Por Claudio A. Caamaño Vélez
Mi padre, además de mi padre fue mi mejor amigo, mi líder, mi guía. La
persona que más admiraba en todo el mundo. Mi consejero, mi apoyo, mi
confidente. Me queda la satisfacción de que muchas veces le dije lo que él era
para mí, y lo mucho que lo quería.
Como hijo, me duele haber perdido a mi padre, pero como dominicano me
siento aún más triste al despedir a un ser humano que amó tanto a su país, que
hasta sus últimos suspiros no dejó de luchar por una mejor realidad para los
que habitamos esta República Dominicana.
Se ejercitaba todos los días, se alimentaba de manera saludable, se
esforzaba por mantenerse física y mentalmente sano, con el propósito de estar
en condiciones de poder seguir sirviendo a su Patria. En nuestras conversaciones
siempre estaba presente nuestro país.
Al ver a mi padre dentro del ataúd con su uniforme y sus insignias (las mismas
que usó en la Revolución de 1965), y sentir sus manos, aún suaves pero frías,
una mezcla de satisfacción e indignación me recorría el alma. Satisfacción por
saber que mi padre murió manteniendo inquebrantables sus principios, que luchó
sin descanso, que nada de qué arrepentir se dejó detrás. Indignación por la
forma absurda e innecesaria en que murió, que nunca debió ocurrir de haber recibido
las atenciones médicas oportunas y de calidad que él y cualquier otra persona
merecía.
Mi padre, su presencia física, se va, pero nos deja un bello ejemplo, uno
de los más bellos ejemplos de entrega y amor por su pueblo. Puso su vida en
riesgo tantas veces, y tantas veces más la hubiese puesto. Nunca pasó factura,
ni mucho menos tomó vacaciones en la ardua tarea de construir un mejor país.
Vivió su vida de manera humilde, nunca se sintió más importante que nadie,
ni menos que nadie. Nos dio cátedra de igualdad con su ejemplo. Miraba a la
gente de frente y a los ojos. Siempre con una sonrisa, siempre, sin importar el
momento ni las circunstancias.
La mayoría de las personas le conocieron por ser un hombre valiente y
decidido. Un soldado de la Patria, un comandante revolucionario, un
guerrillero. Pero talvez muchos no conocían esa faceta más íntima de ser humano
cariñoso. El ser más cariñoso que he conocido en toda mi vida. Hablábamos al
menos tres veces al día, y cada vez nos despedíamos con un beso y un te quiero.
Jamás me negó su apoyo, siempre podía confiar en él.

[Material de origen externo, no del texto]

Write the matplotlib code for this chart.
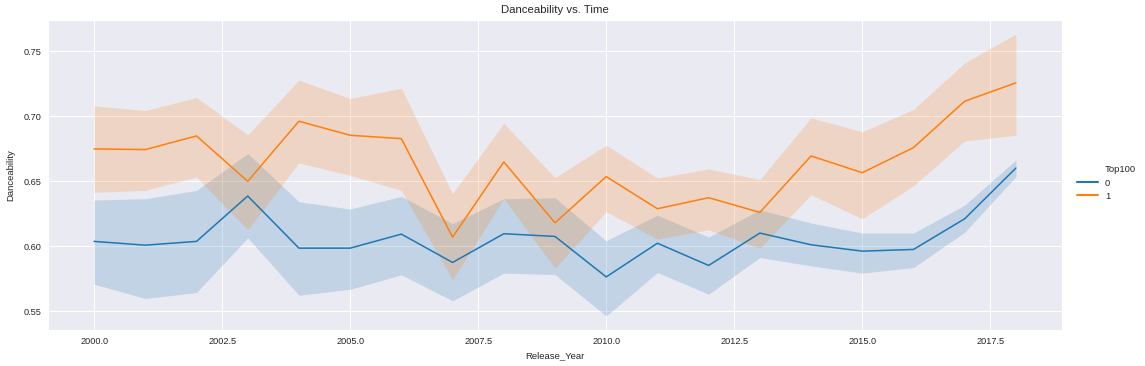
import matplotlib
matplotlib.use("Agg")
import matplotlib.pyplot as plt
from matplotlib.lines import Line2D
import seaborn as sns

years = list(range(2000, 2019))

# Top100 = 0
mean0 = [0.6037, 0.6008, 0.6037, 0.6386, 0.5985, 0.5985, 0.6093, 0.5875, 0.6096, 0.6075,
         0.5764, 0.6023, 0.5852, 0.6101, 0.6011, 0.5962, 0.5975, 0.6211, 0.6601]
low0 = [0.5708, 0.5598, 0.5644, 0.6065, 0.5623, 0.5669, 0.5780, 0.5580, 0.5793, 0.5782,
        0.5464, 0.5798, 0.5631, 0.5913, 0.5849, 0.5793, 0.5836, 0.6108, 0.6535]
high0 = [0.6355, 0.6365, 0.6429, 0.6712, 0.6342, 0.6286, 0.6383, 0.6173, 0.6365, 0.6372,
         0.6042, 0.6239, 0.6070, 0.6280, 0.6178, 0.6101, 0.6101, 0.6316, 0.6663]

# Top100 = 1
mean1 = [0.6748, 0.6743, 0.6848, 0.6499, 0.6961, 0.6853, 0.6827, 0.6070, 0.6648, 0.6180,
         0.6535, 0.6288, 0.6373, 0.6260, 0.6694, 0.6565, 0.6758, 0.7115, 0.7256]
low1 = [0.6414, 0.6429, 0.6532, 0.6126, 0.6640, 0.6545, 0.6429, 0.5741, 0.6365, 0.5831,
        0.6265, 0.6055, 0.6126, 0.5985, 0.6396, 0.6211, 0.6465, 0.6809, 0.6853]
high1 = [0.7079, 0.7043, 0.7143, 0.6856, 0.7277, 0.7135, 0.7215, 0.6404, 0.6945, 0.6527,
         0.6776, 0.6524, 0.6594, 0.6512, 0.6987, 0.6879, 0.7051, 0.7410, 0.7631]

sns.set_style("darkgrid")
plt.rcParams['font.family'] = ['Liberation Sans', 'DejaVu Sans']
plt.rcParams['grid.linewidth'] = 0.75

fig = plt.figure(figsize=(11.45, 3.66), dpi=100)
ax = fig.add_axes([48/1145, 36/366, 1014/1145, 310/366])

c0, c1 = '#1f77b4', '#ff7f0e'
ax.fill_between(years, low0, high0, color=c0, alpha=0.2, linewidth=0)
ax.fill_between(years, low1, high1, color=c1, alpha=0.2, linewidth=0)
ax.plot(years, mean0, color=c0, lw=1.1)
ax.plot(years, mean1, color=c1, lw=1.1)

ax.set_yticks([0.55, 0.60, 0.65, 0.70, 0.75])
ax.tick_params(labelsize=6.6, colors='.15', length=0, pad=5)
ax.set_xlabel('Release_Year', fontsize=6.8, color='.15', labelpad=4)
ax.set_ylabel('Danceability', fontsize=6.8, color='.15', labelpad=6)
ax.set_title('Danceability vs. Time', fontsize=8.2, color='.15', pad=5)

handles = [Line2D([], [], color='none'),
           Line2D([], [], color=c0, lw=1.5),
           Line2D([], [], color=c1, lw=1.5)]
fig.legend(handles, ['Top100', '0', '1'], loc='center left',
           bbox_to_anchor=(1068/1145, 1 - 183/366), frameon=False,
           fontsize=6.8, handlelength=2.3, handletextpad=0.7, labelspacing=0.45)

fig.savefig('out.png', dpi=100)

Mi padre se sentía muy orgulloso del pueblo dominicano, que ningún era
demasiado. Nunca se sintió arrepentido de haberle dedicado sus energías, de
haber perdido a sus compañeros de lucha, de haber sacrificado tiempo con su familia
para ofrecerle una mejor realidad a nuestro pueblo. Si una sola cosa mi padre
pudo irse lamentando fue no haber podido dar más de él para este país. Y esto último,
no fue por su culpa.
Gracias por las sobradas muestras de cariño y solidaridad. Han demostrado que
este pueblo sí tiene memoria, que sí valora a los que luchan por él.
La muerte de mi padre renueva mi compromiso con este país. La mejor forma
de honrar su memoria es continuar su ejemplo, no de forma teórica o poética,
no; su ejemplo de vida, su ejemplo de obra, su ejemplo de acción.
Un fuerte abrazo.
C.CNOTA: Mi padre era quien corregía siempre todos mis escritos antes de
publicarlos. Este es el primero que no pasa por su revisión y aprobación.